In a dialectical way, these tombs, made of a mass of twisted and abstract glass, at once near and far, symbols of our troubled times, will be surrounded by a huge and amazingly distinctly defined photographic strip of the entire cliff. During my stay in Bamiyan, a fortnight ago, I used a photographic technology which is logically used to detect micro-fissures in the blades of wind turbines (http://web.cornis.fr/fr). This technology enabled me to manufacture a 1:1 photographic image of the cliff using a tiling system involving 3000 photographs. Within the limits of this dossier it is impossible to describe the visual excitement produced by this type of picture: to open it in a computer you need five Terabytes of live memory. The experience being offered to viewers is no longer that of drowning their gaze in the glass but, conversely, thanks to the sharpness of the image with its absolute precision, one of becoming immersed in the very matter of the cliff, earth, stone, and light. Contrasting with the neo-Palladian architecture of the Pavilion’s exterior, in the summer light, 750 dark mouths will open up in front of the spectators. And they will discover that, in spite of everything, the cliff is still alive. At this stage in my thinking, I still have to define the height of this strip with greater precision. Only a life-size test will make it possible to work it out in a definitive way. This strip will be in the main room and in the side rooms, to the left and right of the main room.



The Children of Bamiyan, Film

Location: rear side room.

On this mission, I quickly attracted a following of children who live at the foot of the cliff , whose families have in some cases turned the old caves of the Buddhist monks into dwellings. They are probably descendants of the soldiers of Genghis Khan, forming the Hazara people. The Hazaras are looked down upon, reduced as they are to slavery by other ethnic groups, and they still suffer regular discrimination. In no time there was a game of hide-and-seek between us. At extremely close quarters, just a foot or two apart, they did their best to avoid being filmed, but without trying to run away. When the camera did catch them, their childish laughter gave way to silence, and they would stare at me through eyes that had the dignity of another age.. There was neither judgement nor any quest for complicity. Just being-there in a landscape—their landscape. In a film whose narrative will be in the first person, my project involves associating pictures taken of the children of Bamiyan, playing in the caves and kicking a football in the Buddhas’ niches, with other shots of this site taken by cameras mounted on drones and airplane wings. The tension between the frontal presence of the children and the abstraction of the aerial images will re-enact the visual arrangement comparing the ghostlike masses of glass and the gigantic images of the cliff with a fascinating precision.

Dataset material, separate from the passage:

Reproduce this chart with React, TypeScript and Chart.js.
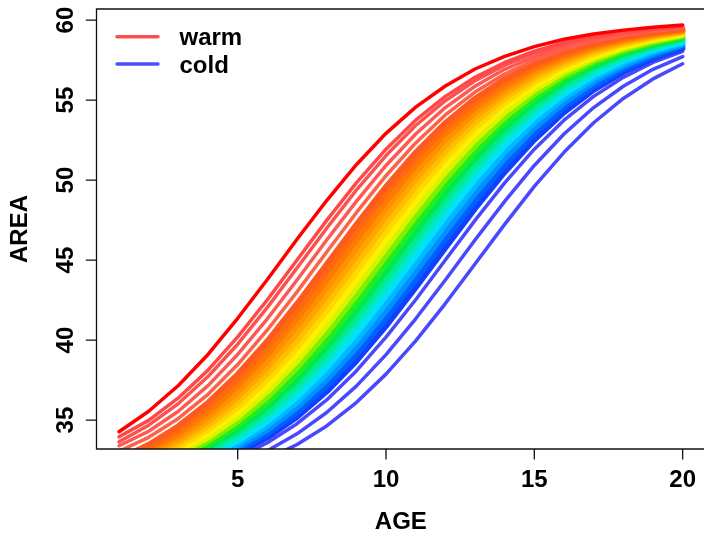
import React, { useEffect, useRef } from "react";
import { Chart, registerables } from "chart.js";

Chart.register(...registerables);

// ---- data ----
const ages = [1, 2, 3, 4, 5, 6, 7, 8, 9, 10, 11, 12, 13, 14, 15, 16, 17, 18, 19, 20];

const warm01 = [34.27, 35.55, 37.16, 39.1, 41.36, 43.78, 46.3, 48.72, 50.96, 52.92, 54.56, 55.88, 56.94, 57.73, 58.34, 58.8, 59.13, 59.37, 59.55, 59.69];
const warm02 = [33.95, 34.98, 36.38, 38.12, 40.2, 42.52, 45.0, 47.48, 49.82, 51.93, 53.74, 55.23, 56.42, 57.35, 58.05, 58.58, 58.97, 59.25, 59.46, 59.61];
const warm03 = [33.64, 34.68, 36.03, 37.72, 39.74, 42.04, 44.5, 46.99, 49.37, 51.53, 53.41, 54.96, 56.21, 57.18, 57.93, 58.48, 58.9, 59.2, 59.42, 59.59];
const warm04 = [33.39, 34.3, 35.55, 37.15, 39.1, 41.33, 43.75, 46.25, 48.67, 50.91, 52.88, 54.53, 55.86, 56.92, 57.72, 58.33, 58.79, 59.12, 59.36, 59.54];
const warm05 = [33.05, 33.92, 35.1, 36.61, 38.47, 40.63, 43.01, 45.5, 47.96, 50.27, 52.32, 54.07, 55.5, 56.63, 57.5, 58.17, 58.67, 59.03, 59.3, 59.49];
const mid06 = [32.57, 33.47, 34.63, 36.09, 37.87, 39.95, 42.28, 44.75, 47.23, 49.6, 51.73, 53.58, 55.1, 56.32, 57.27, 57.99, 58.53, 58.93, 59.23, 59.44];
const mid07 = [32.42, 33.27, 34.38, 35.78, 37.49, 39.52, 41.8, 44.25, 46.74, 49.14, 51.33, 53.23, 54.82, 56.1, 57.1, 57.86, 58.44, 58.86, 59.18, 59.4];
const mid08 = [32.28, 33.08, 34.14, 35.47, 37.12, 39.09, 41.33, 43.75, 46.25, 48.67, 50.91, 52.88, 54.53, 55.86, 56.92, 57.72, 58.33, 58.79, 59.12, 59.36];
const mid09 = [32.14, 32.9, 33.9, 35.18, 36.77, 38.67, 40.86, 43.26, 45.75, 48.2, 50.48, 52.51, 54.22, 55.62, 56.73, 57.58, 58.23, 58.71, 59.06, 59.32];
const mid10 = [32.01, 32.73, 33.68, 34.9, 36.42, 38.27, 40.4, 42.77, 45.25, 47.72, 50.05, 52.13, 53.91, 55.37, 56.53, 57.43, 58.11, 58.62, 59.0, 59.28];
const mid11 = [31.89, 32.57, 33.47, 34.63, 36.09, 37.87, 39.95, 42.28, 44.75, 47.23, 49.6, 51.73, 53.58, 55.1, 56.32, 57.27, 57.99, 58.53, 58.93, 59.23];
const mid12 = [31.77, 32.42, 33.27, 34.38, 35.78, 37.49, 39.52, 41.8, 44.25, 46.74, 49.14, 51.33, 53.23, 54.82, 56.1, 57.1, 57.86, 58.44, 58.86, 59.18];
const mid13 = [31.67, 32.28, 33.08, 34.14, 35.47, 37.12, 39.09, 41.33, 43.75, 46.25, 48.67, 50.91, 52.88, 54.53, 55.86, 56.92, 57.72, 58.33, 58.79, 59.12];
const mid14 = [31.56, 32.14, 32.9, 33.9, 35.18, 36.77, 38.67, 40.86, 43.26, 45.75, 48.2, 50.48, 52.51, 54.22, 55.62, 56.73, 57.58, 58.23, 58.71, 59.06];
const mid15 = [31.47, 32.01, 32.73, 33.68, 34.9, 36.42, 38.27, 40.4, 42.77, 45.25, 47.72, 50.05, 52.13, 53.91, 55.37, 56.53, 57.43, 58.11, 58.62, 59.0];
const mid16 = [31.38, 31.89, 32.57, 33.47, 34.63, 36.09, 37.87, 39.95, 42.28, 44.75, 47.23, 49.6, 51.73, 53.58, 55.1, 56.32, 57.27, 57.99, 58.53, 58.93];
const mid17 = [31.29, 31.77, 32.42, 33.27, 34.38, 35.78, 37.49, 39.52, 41.8, 44.25, 46.74, 49.14, 51.33, 53.23, 54.82, 56.1, 57.1, 57.86, 58.44, 58.86];
const mid18 = [31.21, 31.67, 32.28, 33.08, 34.14, 35.47, 37.12, 39.09, 41.33, 43.75, 46.25, 48.67, 50.91, 52.88, 54.53, 55.86, 56.92, 57.72, 58.33, 58.79];
const mid19 = [31.14, 31.56, 32.14, 32.9, 33.9, 35.18, 36.77, 38.67, 40.86, 43.26, 45.75, 48.2, 50.48, 52.51, 54.22, 55.62, 56.73, 57.58, 58.23, 58.71];
const mid20 = [31.07, 31.47, 32.01, 32.73, 33.68, 34.9, 36.42, 38.27, 40.4, 42.77, 45.25, 47.72, 50.05, 52.13, 53.91, 55.37, 56.53, 57.43, 58.11, 58.62];
const mid21 = [31.0, 31.38, 31.89, 32.57, 33.47, 34.63, 36.09, 37.87, 39.95, 42.28, 44.75, 47.23, 49.6, 51.73, 53.58, 55.1, 56.32, 57.27, 57.99, 58.53];
const mid22 = [30.94, 31.29, 31.77, 32.42, 33.27, 34.38, 35.78, 37.49, 39.52, 41.8, 44.25, 46.74, 49.14, 51.33, 53.23, 54.82, 56.1, 57.1, 57.86, 58.44];
const mid23 = [30.88, 31.21, 31.67, 32.28, 33.08, 34.14, 35.47, 37.12, 39.09, 41.33, 43.75, 46.25, 48.67, 50.91, 52.88, 54.53, 55.86, 56.92, 57.72, 58.33];
const mid24 = [30.82, 31.14, 31.56, 32.14, 32.9, 33.9, 35.18, 36.77, 38.67, 40.86, 43.26, 45.75, 48.2, 50.48, 52.51, 54.22, 55.62, 56.73, 57.58, 58.23];
const cold25 = [30.75, 31.03, 31.42, 31.95, 32.65, 33.58, 34.77, 36.26, 38.07, 40.18, 42.52, 45.0, 47.48, 49.82, 51.93, 53.74, 55.23, 56.42, 57.35, 58.05];
const cold26 = [30.64, 30.88, 31.21, 31.67, 32.28, 33.08, 34.14, 35.47, 37.12, 39.09, 41.33, 43.75, 46.25, 48.67, 50.91, 52.88, 54.53, 55.86, 56.92, 57.72];
const cold27 = [30.52, 30.72, 31.0, 31.38, 31.89, 32.57, 33.47, 34.63, 36.09, 37.87, 39.95, 42.28, 44.75, 47.23, 49.6, 51.73, 53.58, 55.1, 56.32, 57.27];

const curves = [
  warm01, warm02, warm03, warm04, warm05,
  mid06, mid07, mid08, mid09, mid10, mid11, mid12, mid13, mid14, mid15,
  mid16, mid17, mid18, mid19, mid20, mid21, mid22, mid23, mid24,
  cold25, cold26, cold27,
];

const xTicks = [5, 10, 15, 20];
const yTicks = [35, 40, 45, 50, 55, 60];
const legendLabels = ["warm", "cold"];
const xTitle = "AGE";
const yTitle = "AREA";

// ---- styles ----
const CURVE_COLORS = [
  "#FF0000", "#FF4848", "#FF5050", "#FF5850", "#FF6048",
  "#FF5A1E", "#FF6A10", "#FF7A00", "#FF9000", "#FFA500", "#FFBF00", "#FFD800", "#FFF000", "#D8F500", "#80F000",
  "#20EE20", "#00E850", "#00EA90", "#00E8C8", "#00E0FF", "#00B8FF", "#0090FF", "#0060FF", "#1040FF",
  "#4848FF", "#4848FF", "#4848FF",
];
const LEGEND_COLORS = ["#FF4D4D", "#4D4DFF"];
const FONT = 'bold 24px "Liberation Sans", Arial, Helvetica, sans-serif';

export default function App() {
  const ref = useRef<HTMLCanvasElement | null>(null);

  useEffect(() => {
    const canvas = ref.current;
    if (!canvas) return;

    const rAxes = {
      id: "rAxes",
      afterDraw(chart: any) {
        const { ctx, chartArea: ca, scales } = chart;
        const xs = scales.x;
        const ys = scales.y;
        ctx.save();
        // box
        ctx.strokeStyle = "#111";
        ctx.lineWidth = 1.3;
        ctx.beginPath();
        ctx.moveTo(ca.right + 4, ca.top);
        ctx.lineTo(ca.left, ca.top);
        ctx.lineTo(ca.left, ca.bottom);
        ctx.lineTo(ca.right + 4, ca.bottom);
        ctx.stroke();
        // ticks
        ctx.beginPath();
        for (const v of yTicks) {
          const py = ys.getPixelForValue(v);
          ctx.moveTo(ca.left, py);
          ctx.lineTo(ca.left - 10.7, py);
        }
        for (const v of xTicks) {
          const px = xs.getPixelForValue(v);
          ctx.moveTo(px, ca.bottom);
          ctx.lineTo(px, ca.bottom + 10.5);
        }
        ctx.stroke();
        // tick labels
        ctx.fillStyle = "#000";
        ctx.font = FONT;
        ctx.textAlign = "center";
        ctx.textBaseline = "alphabetic";
        for (const v of xTicks) {
          ctx.fillText(String(v), xs.getPixelForValue(v), 487);
        }
        for (const v of yTicks) {
          ctx.save();
          ctx.translate(72.5, ys.getPixelForValue(v));
          ctx.rotate(-Math.PI / 2);
          ctx.fillText(String(v), 0, 0);
          ctx.restore();
        }
        // titles
        ctx.fillText(xTitle, xs.getPixelForValue(10.5), 529);
        ctx.save();
        ctx.translate(27, (ca.top + ca.bottom) / 2);
        ctx.rotate(-Math.PI / 2);
        ctx.fillText(yTitle, 0, 0);
        ctx.restore();
        // legend
        ctx.textAlign = "left";
        legendLabels.forEach((lab, i) => {
          const ly = 36.7 + i * 27.3;
          ctx.strokeStyle = LEGEND_COLORS[i];
          ctx.lineWidth = 3.5;
          ctx.lineCap = "round";
          ctx.beginPath();
          ctx.moveTo(117, ly);
          ctx.lineTo(158, ly);
          ctx.stroke();
          ctx.fillStyle = "#000";
          ctx.fillText(lab, 179.5, ly + 8.5);
        });
        ctx.restore();
      },
    };

    const datasets = curves.map((c, i) => {
      const isBand = i >= 5 && i <= 23;
      return {
        label: "c" + (i + 1),
        data: ages.map((a, j) => ({ x: a, y: c[j] })),
        borderColor: CURVE_COLORS[i],
        borderWidth: isBand ? 5.5 : 3.5,
        pointRadius: 0,
        tension: 0,
        fill: false,
        clip: 0,
        borderCapStyle: "round" as const,
        borderJoinStyle: "round" as const,
      };
    });

    const chart = new Chart(canvas, {
      type: "line",
      data: { datasets },
      options: {
        responsive: false,
        animation: false,
        devicePixelRatio: 1,
        events: [],
        layout: { padding: { left: 96.5, top: 9, right: 0, bottom: 84 } },
        scales: {
          x: { type: "linear", min: 0.24, max: 20.72, display: false },
          y: { type: "linear", min: 33.19, max: 60.69, display: false },
        },
        plugins: {
          legend: { display: false },
          tooltip: { enabled: false },
          title: { display: false },
        },
      },
      plugins: [rAxes],
    });
    return () => chart.destroy();
  }, []);

  return (
    <div style={{ position: "fixed", left: 0, top: 0, width: 704, height: 533, background: "#fff", overflow: "hidden" }}>
      <canvas ref={ref} width={704} height={533} style={{ display: "block", width: 704, height: 533 }} />
    </div>
  );
}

Technical Note on the Mission Conducted in Afghanistan from 6 to 17 March 2016

Firmly persuaded that there was a sort of moral obligation for an art work produced at the Bamiyan site to be an albeit modest contribution to the Afghan people and the scientific community, during my stay I made use of technical methods which permitted the digitization of the complete site. The Iconem company (http://iconem.com) , specializing in patrimony and archaeology in war zones, currently in Palmyra, helped me in this task of image collection using drones. The 100,000 photographs produced will make it possible to create a 3D model of the cliff which will be given to the Afghan government authorities free of charge, and the scientific community of archaeologists will be able to make use of it. I am nevertheless holding on to the rights for any artistic use (contract attached to the dossier).